The crypto market is transitioning from an era of fear and uncertainty to a phase of growth and reassurance. According to market forecasts by Statista, the user penetration rate will jump from 11.82% this year to 12.24% in 2026. This indicates the growing confidence in cryptocurrencies.
As the crypto market expands, some analysts argue that digital coins are no longer a passing trend. Instead, these coins are here to redefine the future of financial transactions. In this article, we’ll explore the key reasons why digital coins are indeed the future of payments.
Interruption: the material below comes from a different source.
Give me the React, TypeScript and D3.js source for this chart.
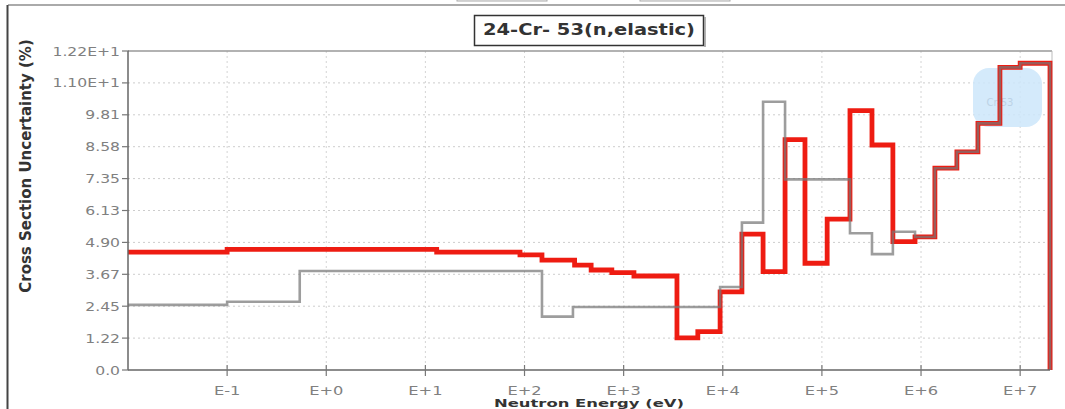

Decentralisation – More Control and Security
Big banks and financial institutions have controlled traditional payment systems for decades. While this may seem reassuring to customers, it denies individuals control over their finances and security. Cryptocurrencies, on the other hand, utilise blockchain technology, which is a decentralised public network. This technology shifts transactional power from banks to individual users.
Another security benefit of blockchain decentralisation is its immutable nature. An immutable blockchain is a digital ledger that makes deleting or altering added data impossible. This makes cryptocurrency transactions more transparent due to the tamper-proof records. And as you may know, integrity and transparency are vital in the financial sector.
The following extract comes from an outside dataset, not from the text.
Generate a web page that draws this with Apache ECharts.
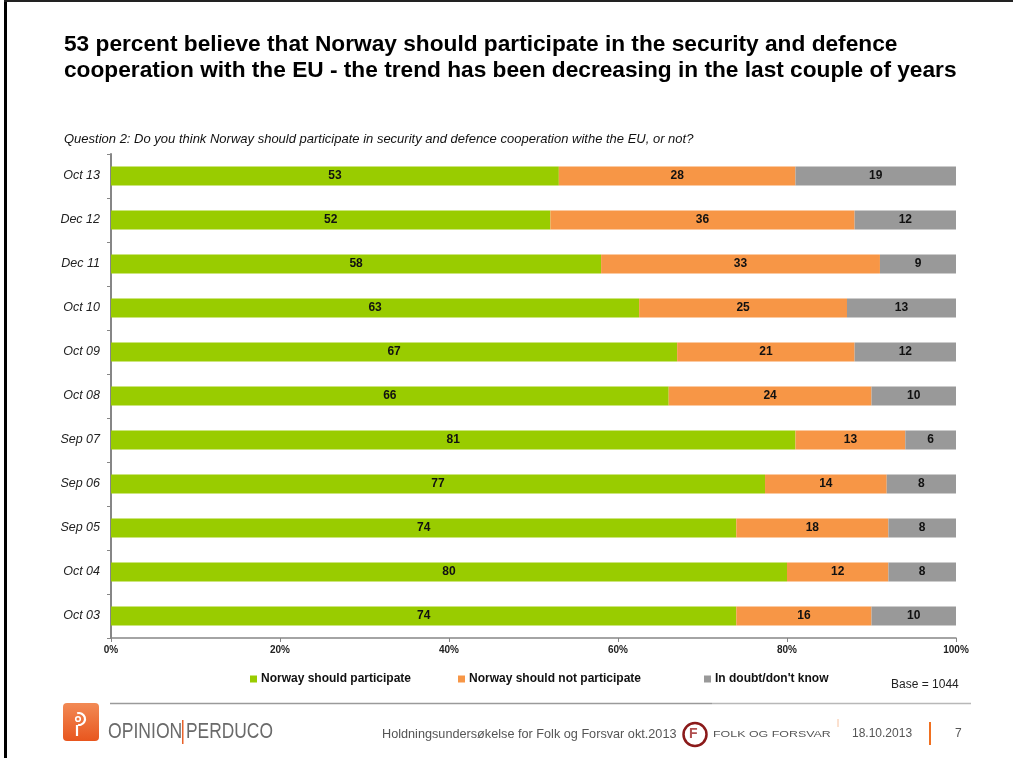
<!DOCTYPE html>
<html>
<head>
<meta charset="utf-8">
<script src="https://cdn.jsdelivr.net/npm/echarts@6/dist/echarts.min.js"></script>
<style>
html,body{margin:0;padding:0;background:#fff;}
#c{width:1013px;height:758px;}
</style>
</head>
<body>
<div id="c"></div>
<script>
const categories = ['Oct 13','Dec 12','Dec 11','Oct 10','Oct 09','Oct 08','Sep 07','Sep 06','Sep 05','Oct 04','Oct 03'];
// shares in percent (labels show rounded values)
const participate = [53,52,58,62.5,67,66,81,77.4,74,80,74];
const notParticipate = [28,36,33,24.6,21,24,13,14.4,18,12,16];
const inDoubt = [19,12,9,12.9,12,10,6,8.2,8,8,10];
const seriesNames = ['Norway should participate','Norway should not participate',"In doubt/don't know"];
const seriesColors = ['#99CC00','#F79646','#999999'];
const xTicks = [0,20,40,60,80,100];

const FONT = '"Liberation Sans", Arial, sans-serif';
const chart = echarts.init(document.getElementById('c'), null, {renderer:'canvas'});

function mkSeries(name, data, color){
  return {
    name: name, type:'bar', stack:'total', data:data, barWidth:19,
    itemStyle:{color:color},
    label:{show:true, position:'inside', color:'#111', fontWeight:'bold', fontSize:12, fontFamily:FONT,
      formatter:p=>String(Math.round(p.value))},
    emphasis:{disabled:true}
  };
}
const legendLefts = [245, 453, 699];
const option = {
  animation:false,
  backgroundColor:'#fff',
  title:{
    text:'53 percent believe that Norway should participate in the security and defence\ncooperation with the EU - the trend has been decreasing in the last couple of years',
    left:59, top:27,
    textStyle:{fontFamily:FONT, fontSize:22.7, fontWeight:'bold', color:'#000', lineHeight:26}
  },
  legend: seriesNames.map((n,i)=>({
    data:[n], left:legendLefts[i], top:668, icon:'rect', itemWidth:7, itemHeight:7, itemGap:10,
    selectedMode:false,
    textStyle:{fontFamily:FONT, fontSize:12, fontWeight:'bold', color:'#111', padding:[0,0,0,-1]}
  })),
  grid:{left:111, right:57, top:154, bottom:120, containLabel:false},
  xAxis:{
    type:'value', min:xTicks[0], max:xTicks[xTicks.length-1], interval:20,
    axisLine:{show:true, lineStyle:{color:'#868686', width:1.5}},
    axisTick:{show:true, length:4, lineStyle:{color:'#868686'}},
    splitLine:{show:false},
    axisLabel:{formatter:'{value}%', fontFamily:FONT, fontSize:10, fontWeight:'bold', color:'#222', margin:7}
  },
  yAxis:{
    type:'category', data:categories, inverse:true,
    axisLine:{show:true, lineStyle:{color:'#868686', width:2}},
    axisTick:{show:true, length:4, lineStyle:{color:'#868686'}},
    axisLabel:{fontFamily:FONT, fontSize:12.5, fontStyle:'italic', color:'#222', margin:11}
  },
  series:[
    mkSeries(seriesNames[0], participate, seriesColors[0]),
    mkSeries(seriesNames[1], notParticipate, seriesColors[1]),
    mkSeries(seriesNames[2], inDoubt, seriesColors[2])
  ],
  graphic:[
    // frame
    {type:'rect', shape:{x:4,y:0,width:3,height:758}, style:{fill:'#000'}, silent:true},
    {type:'rect', shape:{x:4,y:0,width:1009,height:2}, style:{fill:'#222'}, silent:true},
    // question
    {type:'text', left:64, top:133, style:{text:'Question 2: Do you think Norway should participate in security and defence cooperation withe the EU, or not?', font:'italic 13px '+FONT, fill:'#111'}},
    // base
    {type:'text', left:891, top:679, style:{text:'Base = 1044', font:'12px '+FONT, fill:'#222'}},
    // footer lines
    {type:'line', shape:{x1:110,y1:703.5,x2:712,y2:703.5}, style:{stroke:'#9a9a9a', lineWidth:1.5}, silent:true},
    {type:'line', shape:{x1:712,y1:703.5,x2:971,y2:703.5}, style:{stroke:'#b8b8b8', lineWidth:1.5}, silent:true},
    // opinion logo
    {type:'rect', shape:{x:63,y:703,width:36,height:38,r:4}, style:{fill:new echarts.graphic.LinearGradient(0,0,0,1,[{offset:0,color:'#F28A55'},{offset:1,color:'#E8561E'}])}, silent:true},
    {type:'arc', shape:{cx:79,cy:719,r:6,startAngle:-Math.PI*0.6,endAngle:Math.PI*0.55}, style:{stroke:'#fff', lineWidth:2.2, fill:null}, silent:true},
    {type:'circle', shape:{cx:78,cy:719,r:2.3}, style:{stroke:'#fff', lineWidth:1.6, fill:null}, silent:true},
    {type:'line', shape:{x1:77,y1:725,x2:77,y2:736}, style:{stroke:'#fff', lineWidth:2.2}, silent:true},
    {type:'text', x:108, y:721, scaleX:0.8, style:{text:'OPINION', font:'22px '+FONT, fill:'#6a6a6a'}},
    {type:'rect', shape:{x:182,y:720,width:1.5,height:24}, style:{fill:'#E8622A'}, silent:true},
    {type:'text', x:186, y:721, scaleX:0.79, style:{text:'PERDUCO', font:'22px '+FONT, fill:'#6a6a6a'}},
    // footer text
    {type:'text', x:382, y:728, scaleX:0.975, style:{text:'Holdningsundersøkelse for Folk og Forsvar okt.2013', font:'13px '+FONT, fill:'#555'}},
    {type:'circle', shape:{cx:695,cy:734.5,r:11.5}, style:{stroke:'#8B1A1A', lineWidth:2.5, fill:'#fff'}, silent:true},
    {type:'text', left:689, top:727, style:{text:'F', font:'bold 14px '+FONT, fill:'#b05050'}},
    {type:'text', x:713, y:730, scaleX:1.38, style:{text:'FOLK OG FORSVAR', font:'9px '+FONT, fill:'#555'}},
    {type:'line', shape:{x1:838,y1:719,x2:838,y2:727}, style:{stroke:'#F7C2A0', lineWidth:1}, silent:true},
    {type:'text', left:852, top:728, style:{text:'18.10.2013', font:'12px '+FONT, fill:'#555'}},
    {type:'rect', shape:{x:929,y:722,width:2,height:23}, style:{fill:'#F07020'}, silent:true},
    {type:'text', left:955, top:728, style:{text:'7', font:'12px '+FONT, fill:'#555'}}
  ]
};
chart.setOption(option);
</script>
</body>
</html>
However, learning to protect your valuable coins from scammers is crucial despite the apparent blockchain security benefits. Here are some tried and proven tips:
- Store your crypto coins on regulated and trusted exchanges.
- Create strong wallet passwords and enable MFA (multi-factor authentication).
- Make crypto transactions on secure and encrypted websites.
- Avoid using public or unencrypted Wi-Fi networks to transact cryptocurrencies.
- Learn about cryptocurrency security threats and prevention methods.
- Back up your crypto wallet to reduce losses in worst-case scenarios.
Low Transaction Costs – Save Money
Everyone wants to save money during these harsh economic times. However, the sad reality is that traditional payment methods do little to help. Bank transfers and credit card purchases are becoming more expensive by the day. For instance, credit card charges in the UK can be anything between 1.5% and 3%. This rate can sometimes hit a staggering 6%.
Today, most tech-savvy individuals, especially young generations, are turning to cryptocurrency payments to beat these charges. Here’s the thing: the decentralised nature of crypto payments does away with ‘middlemen’ like banks and card issuers. This eliminates unnecessary delays and transaction costs. Now consider this – crypto wallets can charge between 0% and 2%.
Global Payments – Limitless Cross-Border Payments
Most modern businesses depend on international customers for survival. Shopify, Amazon, and Netflix are examples of companies that transact with remote customers. In online gaming, players can transact quickly without dealing with bank limitations for international transfers. This approach can be valuable when playing at an offshore sweepstakes casino app.
Thankfully, cryptocurrencies are revolutionising how we deal with cross-border payments. Once again, everything falls back to the benefits of decentralised blockchain systems over traditional banking. The thing is that central banks and traditional institutions don’t regulate the flow of cryptocurrencies. This allows businesses to accept international payments without restrictions.
Stablecoins – A More Stable Future of Money
Stablecoins are digital currencies whose value is pegged 1:1 with a fiat currency or physical commodity. Examples are USD Coin and USD Tether. In theory, 1 USDC or USDT can have a value of 1 US Dollar. These coins can help cryptocurrency traders and investors escape the highly volatile nature of traditional options like Bitcoin and Ethereum.
So, what’s the role of stablecoins in the future of finance? First, the advent of these coins demonstrates that the future of traditional money is constantly changing. Secondly, stablecoins are rewriting the rules of crypto payments because they have a backing asset to keep their value. Singapore is already testing its stablecoin (CBDC) for transactions between commercial banks.
Focus on Regulatory Clarity – Increased Investor Confidence
Digital coins have operated in the “grey area” for years. However, their rapid adoption means that authorities must swiftly regulate the market to increase investor confidence. The US led the line in 2024 after approving Bitcoin and Ethereum spot ETFs. Bitcoin went on to exceed the $100K mark that year. Canada, Germany, and Australia are other countries with legal Bitcoin ETFs.
The bad news is that we’re still far from witnessing complete regulation of cryptocurrencies. As it stands, there’s no global clarity on how to regulate these assets. In addition, some countries fear the ‘dollarisation’ of their economies. While briefing the parliament in 2022, India’s banking regulator, RBI, noted that almost all digital coins are dollar-dominated. Still, the officials admitted that cryptos could potentially displace rupees in financial payments.
Last Words – Moving Beyond Speculation
The cryptocurrency market could hit new heights in the coming years as public awareness skyrockets. Gone is when casual users would view digital coins as Ponzi schemes or online frauds. Today, these coins have become mainstream in transactions, whether you want to purchase goods online or play casino-style games. Brace yourself for an exciting new world in the financial sector.